Una familia encabezada por un abuelo que puede trabajar y jugar con seguridad en tierras anteriormente contaminadas con minas terrestres.
Me llamo Kol, tengo 65 años y soy agricultor en la comuna de Srae Noy, provincia de Siem Reap. Cultivo mandioca y arroz para mantener a mi familia. Mi granja está a unos 4 kilómetros de aquí, una larga caminata en cada sentido. Trabajo en la granja mientras mi mujer se queda en casa. Ella ha estado muy enferma. A principios de año le diagnosticaron leucemia, por lo que no puede trabajar. Antes de enfermar, se ocupaba de la familia y nos ayudaba a mantenernos paseando y vendiendo bocadillos por las mañanas y verduras encurtidas en nuestra casa por las tardes.

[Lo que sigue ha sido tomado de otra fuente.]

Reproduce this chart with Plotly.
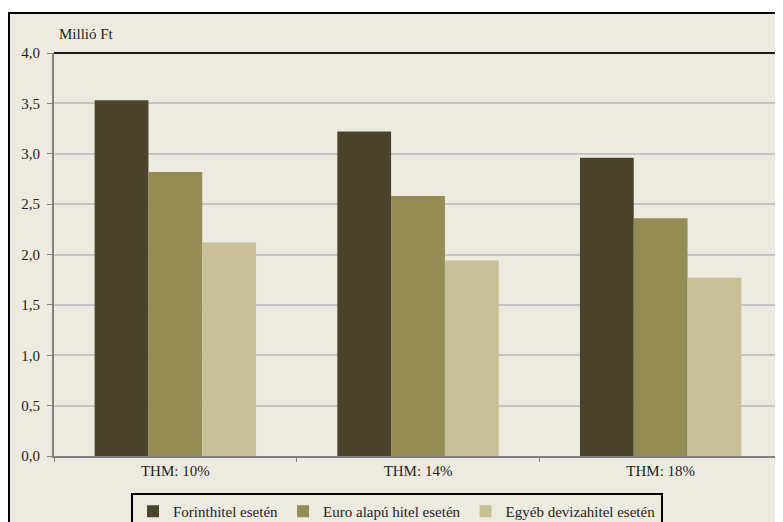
import plotly.graph_objects as go

categories = ["THM: 10%", "THM: 14%", "THM: 18%"]
series_names = ["Forinthitel esetén", "Euro alapú hitel esetén", "Egyéb devizahitel esetén"]
forint = [3.53, 3.22, 2.96]
euro = [2.82, 2.58, 2.36]
egyeb = [2.12, 1.94, 1.77]
colors = ["#4A442D", "#958B54", "#C6BF98"]
y_ticks = [0, 0.5, 1.0, 1.5, 2.0, 2.5, 3.0, 3.5, 4.0]
y_tick_text = ["0,0", "0,5", "1,0", "1,5", "2,0", "2,5", "3,0", "3,5", "4,0"]

BG = "#EDEBE0"
FONT = "Liberation Serif"
FS = 15
TXT = "#1E1E1E"

fig = go.Figure()
for name, vals, col in zip(series_names, [forint, euro, egyeb], colors):
    fig.add_trace(go.Bar(x=categories, y=vals, name=name, marker_color=col,
                         marker_line_width=0))

# page body has an 8px margin, so the figure is drawn 8px in from the window edge
OFF = 8
W, H = 783 - OFF, 522 - OFF
L, R, T, B = 54 - OFF, 1, 53 - OFF, 522 - 456
pw = W - L - R
ph = H - T - B

fig.update_layout(
    width=W, height=H,
    margin=dict(l=L, r=R, t=T, b=B, pad=0, autoexpand=False),
    paper_bgcolor="white",
    plot_bgcolor="rgba(0,0,0,0)",
    barmode="group",
    bargap=0.335,
    bargroupgap=0,
    font=dict(family=FONT, size=FS, color=TXT),
    showlegend=True,
    legend=dict(
        orientation="h",
        x=(397 - OFF - L) / pw, xanchor="center",
        y=-(493 - 456) / ph, yanchor="top",
        bordercolor="black", borderwidth=2,
        bgcolor=BG,
        font=dict(family=FONT, size=FS, color=TXT),
        itemwidth=30,
        tracegroupgap=0,
    ),
    xaxis=dict(
        showline=True, linecolor="#808080", linewidth=2,
        ticks="outside", tickson="boundaries", ticklen=4, tickcolor="#808080",
        showgrid=False,
        tickfont=dict(family=FONT, size=FS, color=TXT),
    ),
    yaxis=dict(
        range=[0, 4.0],
        tickvals=y_ticks, ticktext=y_tick_text,
        showline=True, linecolor="#808080", linewidth=2,
        ticks="outside", ticklen=5, tickcolor="#808080",
        showgrid=True, gridcolor="#C4C4C4", gridwidth=1.5,
        zeroline=False,
        tickfont=dict(family=FONT, size=FS, color=TXT),
        ticklabelstandoff=4,
    ),
    shapes=[
        # outer chart frame (extends beyond the visible area right/bottom)
        dict(type="rect", xref="paper", yref="paper", layer="below",
             x0=-(L - 1) / pw, x1=1.05, y0=-0.4, y1=1 + (T - 5) / ph,
             fillcolor=BG, line=dict(color="black", width=2)),
        # plot area top border
        dict(type="line", xref="paper", yref="paper",
             x0=0, x1=1, y0=1, y1=1, line=dict(color="#1A1A1A", width=2)),
        # plot area right border
        dict(type="line", xref="paper", yref="paper",
             x0=1, x1=1, y0=0, y1=1, line=dict(color="#555555", width=1.5)),
    ],
    annotations=[
        dict(text="Millió Ft", xref="paper", yref="paper",
             x=(57 - 54) / pw, y=1 + (53 - 34) / ph,
             xanchor="left", yanchor="middle", showarrow=False,
             font=dict(family=FONT, size=FS, color=TXT)),
    ],
)

fig.write_html("out.html")
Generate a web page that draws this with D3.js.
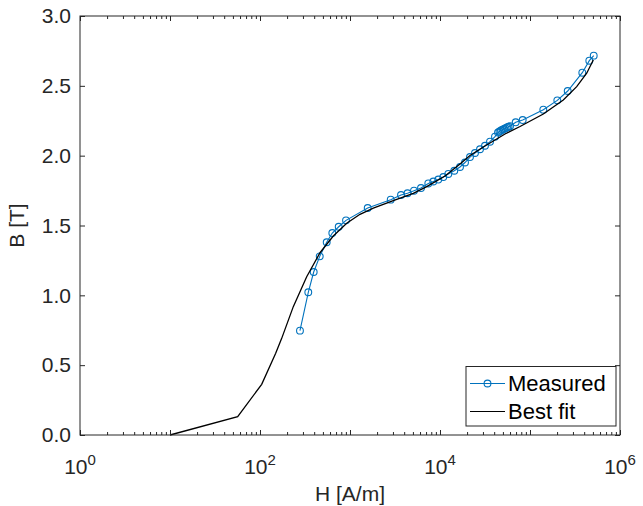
<!DOCTYPE html>
<html>
<head>
<meta charset="utf-8">
<script src="https://cdn.jsdelivr.net/npm/d3@7"></script>
<style>
  html, body { margin: 0; padding: 0; background: #fff; }
  svg { display: block; font-family: "Liberation Sans", Arial, Helvetica, sans-serif; }
</style>
</head>
<body>
<script>
// ---- Data ----
const measuredH = [278, 344, 395, 461, 551, 636, 749, 903, 1573, 2833, 3687, 4355, 5142, 6151, 7413, 8427, 9575, 10880, 12370, 14420, 16680, 18960, 21540, 24480, 27830, 31620, 35940, 40840, 44110, 45830, 47620, 49480, 51400, 53420, 55500, 57680, 59950, 69360, 82960, 140600, 201100, 262400, 381200, 456000, 510500];
const measuredB = [0.747, 1.022, 1.167, 1.279, 1.380, 1.446, 1.491, 1.537, 1.625, 1.685, 1.718, 1.731, 1.749, 1.768, 1.801, 1.815, 1.829, 1.847, 1.869, 1.892, 1.919, 1.951, 1.990, 2.019, 2.046, 2.071, 2.100, 2.136, 2.166, 2.173, 2.180, 2.186, 2.191, 2.197, 2.202, 2.207, 2.211, 2.239, 2.255, 2.329, 2.396, 2.463, 2.594, 2.680, 2.716];

const fitH = [10, 56.5, 104.4, 149.4, 174.2, 234.4, 330.2, 464.2, 652.2, 919.1, 1292, 1815, 3028, 5050, 7116, 11370, 16680, 21540, 31620, 52750, 77430, 140600, 234400, 330200, 426600, 505000];
const fitB = [0, 0.131, 0.363, 0.585, 0.692, 0.919, 1.133, 1.305, 1.425, 1.516, 1.580, 1.625, 1.678, 1.730, 1.778, 1.854, 1.940, 2.001, 2.069, 2.155, 2.209, 2.298, 2.399, 2.494, 2.590, 2.685];

const yTicks = [0, 0.5, 1.0, 1.5, 2.0, 2.5, 3.0];
const yTickLabels = ["0.0", "0.5", "1.0", "1.5", "2.0", "2.5", "3.0"];
const xTickExponents = [0, 2, 4, 6];
const seriesNames = ["Measured", "Best fit"];
const xLabel = "H [A/m]";
const yLabel = "B [T]";

// ---- Layout ----
const W = 643, H = 506;
const m = { left: 80, top: 16, right: 23, bottom: 71 };
const pw = W - m.left - m.right, ph = H - m.top - m.bottom;
const axisColor = "#262626";
const blue = "#0072BD";

const svg = d3.select("body").append("svg").attr("width", W).attr("height", H);
const g = svg.append("g").attr("transform", `translate(${m.left},${m.top})`);

const x = d3.scaleLog().domain([1, 1e6]).range([0, pw]);
const y = d3.scaleLinear().domain([0, 3]).range([ph, 0]);

// Data lines
const measured = measuredH.map((h, i) => [h, measuredB[i]]);
const fit = fitH.map((h, i) => [h, fitB[i]]);
const line = d3.line().x(d => x(d[0])).y(d => y(d[1]));

g.append("path").datum(measured).attr("d", line)
  .attr("fill", "none").attr("stroke", blue).attr("stroke-width", 1.1);
g.selectAll("circle.m").data(measured).join("circle").attr("class", "m")
  .attr("cx", d => x(d[0])).attr("cy", d => y(d[1])).attr("r", 3.4)
  .attr("fill", "none").attr("stroke", blue).attr("stroke-width", 1.1);
g.append("path").datum(fit).attr("d", line)
  .attr("fill", "none").attr("stroke", "#000").attr("stroke-width", 1.3);

// Axes (MATLAB style box, inward ticks)
const fs = 21;
const yAxisL = d3.axisLeft(y).tickValues(yTicks).tickFormat((d, i) => yTickLabels[i]).tickSizeInner(-5).tickSizeOuter(0).tickPadding(9);
const yAxisR = d3.axisRight(y).tickValues(yTicks).tickFormat("").tickSizeInner(-5).tickSizeOuter(0);
const gy = g.append("g").call(yAxisL);
g.append("g").attr("transform", `translate(${pw},0)`).call(yAxisR);

const minorTicks = [];
for (let e = 0; e < 6; e++) for (let k = 2; k <= 9; k++) minorTicks.push(k * Math.pow(10, e));
const majorTicks = d3.range(0, 7).map(e => Math.pow(10, e));

const xAxisB = d3.axisBottom(x).tickValues(majorTicks).tickFormat("").tickSizeInner(-5).tickSizeOuter(0);
const xAxisT = d3.axisTop(x).tickValues(majorTicks).tickFormat("").tickSizeInner(-5).tickSizeOuter(0);
const xMinB = d3.axisBottom(x).tickValues(minorTicks).tickFormat("").tickSizeInner(-3).tickSizeOuter(0);
const xMinT = d3.axisTop(x).tickValues(minorTicks).tickFormat("").tickSizeInner(-3).tickSizeOuter(0);
g.append("g").attr("transform", `translate(0,${ph})`).call(xAxisB);
g.append("g").attr("transform", `translate(0,${ph})`).call(xMinB);
g.append("g").call(xAxisT);
g.append("g").call(xMinT);

g.selectAll(".domain").remove();
g.selectAll(".tick line").attr("stroke", axisColor).attr("stroke-width", 1);
gy.selectAll("text").attr("font-size", fs).attr("fill", axisColor);

// box
g.append("rect").attr("x", 0).attr("y", 0).attr("width", pw).attr("height", ph)
  .attr("fill", "none").attr("stroke", axisColor).attr("stroke-width", 1);

// x tick labels with superscripts
const xl = g.append("g").attr("fill", axisColor).attr("font-size", fs);
xTickExponents.forEach(e => {
  const t = xl.append("text").attr("x", x(Math.pow(10, e))).attr("y", ph + 39).attr("text-anchor", "middle");
  t.append("tspan").text("10");
  t.append("tspan").attr("dy", -9).attr("font-size", 15).text(String(e));
});

// axis labels
g.append("text").attr("x", pw / 2).attr("y", ph + 66).attr("text-anchor", "middle")
  .attr("font-size", fs).attr("fill", axisColor).text(xLabel);
g.append("text").attr("transform", `translate(${-56},${ph / 2}) rotate(-90)`).attr("text-anchor", "middle")
  .attr("font-size", fs).attr("fill", axisColor).text(yLabel);

// Legend
const lg = svg.append("g");
const lx = 466, ly = 366.5, lw = 150, lh = 59.5;
lg.append("rect").attr("x", lx).attr("y", ly).attr("width", lw).attr("height", lh)
  .attr("fill", "#fff").attr("stroke", axisColor).attr("stroke-width", 1);
const rows = [ly + 17, ly + 45];
lg.append("line").attr("x1", lx + 4).attr("x2", lx + 39).attr("y1", rows[0]).attr("y2", rows[0])
  .attr("stroke", blue).attr("stroke-width", 1.1);
lg.append("circle").attr("cx", lx + 21.5).attr("cy", rows[0]).attr("r", 3.4)
  .attr("fill", "none").attr("stroke", blue).attr("stroke-width", 1.1);
lg.append("line").attr("x1", lx + 4).attr("x2", lx + 39).attr("y1", rows[1]).attr("y2", rows[1])
  .attr("stroke", "#000").attr("stroke-width", 1.1);
seriesNames.forEach((s, i) => {
  lg.append("text").attr("x", lx + 42).attr("y", rows[i]).attr("dy", "0.36em")
    .attr("font-size", 22).attr("fill", "#000").text(s);
});
</script>
</body>
</html>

Tenemos 7 hijos, 4 de los cuales siguen viviendo conmigo y con mi mujer. Algunos de mis hijos se divorciaron de sus cónyuges y nos dejaron a sus hijos para que los cuidáramos. Por desgracia, no pudimos dar educación a todos nuestros hijos, la escuela estaba muy lejos de nuestra casa en aquella época, demasiado lejos para que pudieran ir todos los días. Como resultado, algunos de mis hijos e hijas son analfabetos, por lo que no pueden encontrar un buen trabajo.

Todos mis nietos van a la escuela para recibir una educación, espero de verdad que continúen sus estudios y encuentren trabajos bien pagados para vivir una vida más fácil. La agricultura por sí sola no basta para mantener a toda la familia. Las cosechas que obtenemos fluctúan y dependen de la lluvia y del suelo. Algunos años cosechamos más que otros y podemos vender parte del excedente para pagar nuestras deudas. Ojalá pudiera cultivar más, para conseguir comida suficiente para todos, pero sigue siendo una lucha.
Vinimos a vivir aquí hacia 1993, la carretera aún estaba muy mal. La guerra acababa de terminar y mi familia fue una de las primeras en llegar y establecerse en esta zona. La vida era dura en aquella época. Se suponía que esta zona alrededor de nuestra casa ya había sido “limpiada” en los años 90, pero quedaban restos de minas terrestres que causaban accidentes a personas y animales, especialmente a lo largo de las carreteras.
Recuerdo muchos accidentes ocurridos a niños que jugaban y correteaban, o al ganado que se alejaba y a personas que se desplazaban para trabajar. Siempre estábamos asustados, preguntándonos cuándo nos llegaría la hora. Pero desesperados por llegar a fin de mes. Siempre advertimos a nuestros hijos y ahora nietos sobre la amenaza de las minas terrestres, y nunca les permitimos ir a jugar demasiado lejos de nuestra casa. Pero los accidentes seguían ocurriendo a otros.

Sentimos un gran alivio cuando oímos que el equipo de APOPO venía a despejar la zona y hacerla segura para todos los que vivimos aquí. Esto cambiará nuestras vidas; estamos a salvo y tenemos acceso a tierras fértiles donde antes nadie podía ir. Espero que llegue el momento en que pueda cultivar más tierra y mantener a mi gran familia. Estoy agradecida de que mis nietos puedan crecer sin conocer la amenaza de las minas terrestres, crecer jugando e ir a la escuela sin miedo. Gracias APOPO”.